Wer sich auf soziale Medien einlässt, wird rasch bemerken, dass sich seine Werte-Koordinaten und sonstigen Verhaltenweisen verschieben. Denn außer Frühstücks-Dudelfunk und Abend-Fernsehen kannten wir bislang keine ständigen Begleiter. Heute jedoch sind, wie eine Umfrage des Online-Elektronikhändlers “Retrevo” ergeben hat, immer mehr Menschen beinahe zu jeder Tages- und Nachtzeit dazu bereit, sich von Twitter, Facebook und Co. bei anderen Verrichtungen stören zu lassen.

Für 16 Prozent ersetzen die sozialen Medien sozusagen den morgendlichen Blick in die Zeitung. Mehr als die Hälfte erklärte, Facebook “muss” zumindest einmal täglich gecheckt werden, zehn Prozent loggen sich alle paar Stunden ein.

Von 1000 Befragten sagten 40 Prozent, dass sie generell nichts dagegen hätten, von Social-Media-Updates gestört zu werden. Jeder dritte Nutzer lässt sich beim Essen unterbrechen, jeder 14. sogar beim Sex. Bei der jüngeren Generation unter 25 Jahren hat schon jeder zehnte nichts mehr dagegen, für Twitter eine Pause beim Sex einzulegen.

Hier wird es tatsächlich bedenklich.

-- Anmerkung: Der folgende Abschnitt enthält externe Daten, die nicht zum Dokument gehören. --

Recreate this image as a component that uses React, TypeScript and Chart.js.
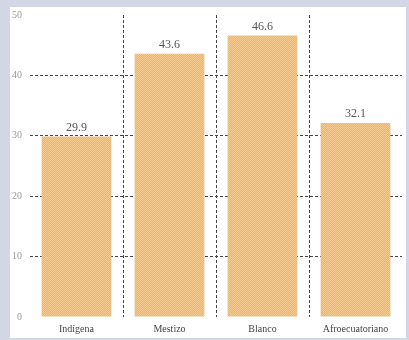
import React, { useEffect, useRef } from "react";
import { Chart, registerables } from "chart.js";

Chart.register(...registerables);

const categories = ["Indígena", "Mestizo", "Blanco", "Afroecuatoriano"];
const values = [29.9, 43.6, 46.6, 32.1];
const valueLabels = ["29.9", "43.6", "46.6", "32.1"];
const yTicks = [0, 10, 20, 30, 40, 50];

function makePattern(): CanvasPattern | string {
  const c = document.createElement("canvas");
  c.width = 2;
  c.height = 2;
  const g = c.getContext("2d");
  if (!g) return "#f0c082";
  g.fillStyle = "#f5ca90";
  g.fillRect(0, 0, 2, 2);
  g.fillStyle = "#e9b576";
  g.fillRect(0, 0, 1, 1);
  g.fillRect(1, 1, 1, 1);
  const p = g.createPattern(c, "repeat");
  return p || "#f0c082";
}

const valueLabelPlugin = {
  id: "valueLabels",
  afterDatasetsDraw(chart: any) {
    const ctx = chart.ctx;
    const meta = chart.getDatasetMeta(0);
    ctx.save();
    ctx.setLineDash([]);
    ctx.font = "12px 'Liberation Serif', serif";
    ctx.fillStyle = "#555";
    ctx.textAlign = "center";
    ctx.textBaseline = "bottom";
    meta.data.forEach((bar: any, i: number) => {
      ctx.fillText(valueLabels[i], bar.x, bar.y - 3);
    });
    ctx.restore();
  },
};

export default function App() {
  const ref = useRef<HTMLCanvasElement>(null);
  useEffect(() => {
    if (!ref.current) return;
    const chart = new Chart(ref.current, {
      type: "bar",
      data: {
        labels: categories,
        datasets: [
          {
            data: values,
            backgroundColor: makePattern() as any,
            borderWidth: 0,
            barPercentage: 0.75,
            categoryPercentage: 1,
          },
        ],
      },
      options: {
        animation: false,
        responsive: false,
        maintainAspectRatio: false,
        layout: { padding: { top: 8, right: 4, left: 0, bottom: 0 } },
        plugins: { legend: { display: false }, tooltip: { enabled: false } },
        scales: {
          x: {
            offset: true,
            border: { display: false, dash: [3, 2] },
            grid: {
              offset: true,
              drawTicks: false,
              color: (c: any) =>
                c.type === "tick" && c.index > 0 ? "#444" : "rgba(0,0,0,0)",
              lineWidth: 1,
            },
            ticks: {
              color: "#444",
              font: { family: "'Liberation Serif', serif", size: 10 },
              padding: 6,
              maxRotation: 0,
            },
            afterFit: (s: any) => {
              s.height = 21;
              s.paddingLeft = 0;
              s.paddingRight = 0;
            },
          },
          y: {
            min: 0,
            max: 50,
            afterBuildTicks: (s: any) => {
              s.ticks = yTicks.map((v) => ({ value: v }));
            },
            border: { display: false, dash: [3, 2] },
            grid: {
              drawTicks: false,
              color: (c: any) =>
                c.tick && c.tick.value > 0 && c.tick.value < 50
                  ? "#444"
                  : "rgba(0,0,0,0)",
              lineWidth: 1,
            },
            ticks: {
              color: "#999",
              font: { family: "'Liberation Serif', serif", size: 10 },
              padding: 8,
            },
            afterFit: (s: any) => {
              s.width = 20;
              s.paddingTop = 0;
              s.paddingBottom = 0;
            },
          },
        },
      },
      plugins: [valueLabelPlugin],
    });
    return () => chart.destroy();
  }, []);

  return (
    <div
      style={{
        position: "fixed",
        left: 0,
        top: 0,
        width: 409,
        height: 340,
        background: "#d3d6e4",
      }}
    >
      <div
        style={{
          position: "absolute",
          left: 10,
          top: 7,
          width: 396,
          height: 331,
          background: "#ffffff",
        }}
      >
        <canvas ref={ref} width={396} height={331} style={{ display: "block" }} />
      </div>
    </div>
  );
}
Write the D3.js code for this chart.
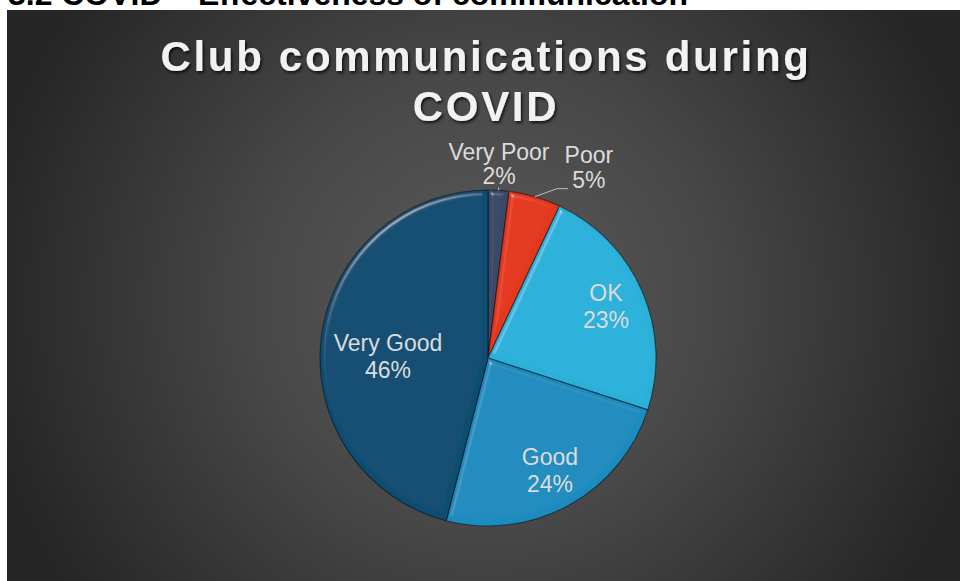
<!DOCTYPE html>
<html><head><meta charset="utf-8">
<script src="https://cdn.jsdelivr.net/npm/d3@7"></script>
<style>html,body{margin:0;padding:0;background:#fff;overflow:hidden}</style>
</head><body>
<svg id="chart" width="960" height="581"></svg>
<script>
const heading = "3.2 COVID – Effectiveness of communication";
const titleLines = ["Club communications during", "COVID"];
const categories = ["Very Poor", "Poor", "OK", "Good", "Very Good"];
const values = [2, 5, 23, 24, 46];
const colors = ["#3a4968", "#e4381b", "#2ab0d9", "#1a8cbe", "#0b4d72"];

const svg = d3.select("#chart");
const W = 960, H = 581;
const defs = svg.append("defs");

const bg = defs.append("radialGradient").attr("id", "bg")
  .attr("gradientUnits", "userSpaceOnUse").attr("cx", 484).attr("cy", 300).attr("r", 500);
bg.append("stop").attr("offset", 0).attr("stop-color", "#5a5a5a");
bg.append("stop").attr("offset", 0.45).attr("stop-color", "#484848");
bg.append("stop").attr("offset", 1).attr("stop-color", "#262626");

const ts = defs.append("filter").attr("id", "tshadow").attr("x", "-5%").attr("y", "-20%").attr("width", "110%").attr("height", "150%");
ts.append("feDropShadow").attr("dx", 1.5).attr("dy", 2).attr("stdDeviation", 1.5)
  .attr("flood-color", "#000").attr("flood-opacity", 0.75);

const bev = defs.append("filter").attr("id", "bevel").attr("x", "-10%").attr("y", "-10%").attr("width", "120%").attr("height", "120%");
bev.append("feGaussianBlur").attr("in", "SourceAlpha").attr("stdDeviation", 2.5).attr("result", "b");
const sp = bev.append("feSpecularLighting").attr("in", "b").attr("surfaceScale", 4)
  .attr("specularConstant", 0.9).attr("specularExponent", 45).attr("lighting-color", "#ffffff").attr("result", "s");
sp.append("feDistantLight").attr("azimuth", 235).attr("elevation", 40);
bev.append("feComposite").attr("in", "s").attr("in2", "SourceAlpha").attr("operator", "in").attr("result", "s2");
bev.append("feComposite").attr("in", "SourceGraphic").attr("in2", "s2").attr("operator", "arithmetic")
  .attr("k1", 0).attr("k2", 1).attr("k3", 0.4).attr("k4", 0);

// heading (cut off at top, as in the source page)
svg.append("text").attr("x", 8).attr("y", 5)
  .attr("font-family", "Liberation Sans, Arial, sans-serif").attr("font-weight", "bold")
  .attr("font-size", 32).attr("fill", "#000")
  .attr("textLength", 680).attr("lengthAdjust", "spacingAndGlyphs")
  .text(heading);

// chart area
svg.append("rect").attr("x", 7).attr("y", 10).attr("width", W - 7).attr("height", H - 10).attr("fill", "url(#bg)");

// title
const title = svg.append("text").attr("text-anchor", "middle")
  .attr("font-family", "Liberation Sans, Arial, sans-serif").attr("font-weight", "bold")
  .attr("font-size", 42).attr("fill", "#f2f2f2").attr("letter-spacing", 2.7)
  .attr("filter", "url(#tshadow)");
title.selectAll("tspan").data(titleLines).join("tspan")
  .attr("x", 486).attr("y", (d, i) => 71 + i * 50)
  .text(d => d);

// pie
const cx = 488, cy = 358, r = 168;
const total = d3.sum(values);
const data = categories.map((c, i) => ({ cat: c, value: values[i] }));
const pie = d3.pie().sort(null).value(d => d.value).startAngle(0).endAngle(2 * Math.PI);
const arcs = pie(data);
const arc = d3.arc().innerRadius(0).outerRadius(r);
const color = d3.scaleOrdinal().domain(categories).range(colors);

const g = svg.append("g").attr("transform", `translate(${cx},${cy})`);
g.selectAll("path.slice").data(arcs).join("path").attr("class", "slice")
  .attr("d", arc)
  .attr("fill", d => color(d.data.cat))
  .attr("stroke", "rgba(0,0,0,0.45)").attr("stroke-width", 1.2)
  .attr("filter", "url(#bevel)");

const pct = d => Math.round(d.value / total * 100) + "%";
const font = "Liberation Sans, Arial, sans-serif";
const labelColor = "#dcdcdc";
const mid = d => (d.startAngle + d.endAngle) / 2;
const pt = (a, rad) => [Math.sin(a) * rad, -Math.cos(a) * rad];

arcs.forEach((d, i) => {
  const frac = d.value / total;
  const a = mid(d);
  let lx, ly, gap; // centre x, baseline of first line, line gap
  if (frac >= 0.1) {
    const big = frac > 0.4;
    const rad = big ? r * 0.6 : r * 0.765;
    const c = d3.arc().innerRadius(rad).outerRadius(rad).centroid(d);
    lx = c[0]; ly = c[1] + (big ? 6 : -6); gap = 27;
  } else if (i === 0) {
    const p0 = pt(a, r), p1 = pt(a, r + 3);
    g.append("line").attr("x1", p0[0]).attr("y1", p0[1]).attr("x2", p1[0]).attr("y2", p1[1])
      .attr("stroke", "#bfbfbf").attr("stroke-width", 1);
    const p = pt(a, r + 7);
    lx = p[0]; ly = p[1] - 23; gap = 24;
  } else {
    const p0 = pt(a, r);
    const elbow = [p0[0] + 22, p0[1] - 8];
    const end = [elbow[0] + 11, elbow[1]];
    g.append("polyline").attr("points", [p0, elbow, end].map(q => q.join(",")).join(" "))
      .attr("fill", "none").attr("stroke", "#bfbfbf").attr("stroke-width", 1);
    lx = end[0] + 21; ly = end[1] - 26; gap = 25;
  }
  const t = g.append("text").attr("text-anchor", "middle").attr("font-family", font)
    .attr("font-size", 23).attr("fill", labelColor);
  t.append("tspan").attr("x", lx).attr("y", ly).text(d.data.cat);
  t.append("tspan").attr("x", lx).attr("y", ly + gap).text(pct(d));
});
</script>
</body></html>
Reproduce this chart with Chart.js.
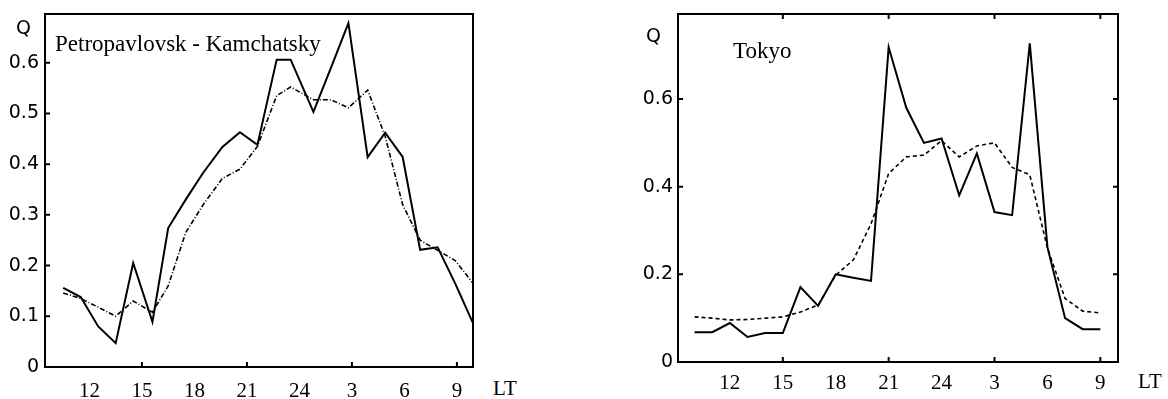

Dennoch darf die Frage nicht lauten, ob Computer-Gemeinschaften schlecht sind. Die Gretchenfrage ist vielmehr, ob Sex im Jahr 2010 besser als Twitter ist. Die allgemeinen gesellschaftlichen Trends spielen den virtuellen Netzwerken in die Hände. Viele Ehepaare haben seltener Sex als mancher katholischer Priester. Singles gelten den in soliden Verhältnissen lebenden Menschen als schamlos und sexsüchtig, sitzen aber die meiste Zeit alleine zuhause herum.  Ein Schnäppchen bei Ebay macht sich einfacher als dem Partner das korrekte Ausdrücken einer Zahnpastatube beizubringen.

Und es lebt sich doch leicht an der Seite seiner “Follower”? Diese stellen keine Ansprüche, freuen sich immer, wenn man vorbei schaut. Wie man selbst trinken sie morgens Kaffee, hassen schlechtes Wetter und  mögen ein gutes Abendessen. Und wenn man nach dem 140. Twitter-Update des Tages eingeschlafen ist, träumt man vielleicht davon, eine schöne junge Frau erobert zu haben. Denn zwischen den Kanten eines Laptops und den Hüftknochen eines Next Top Models gibt es ja praktisch keinen Unterschied.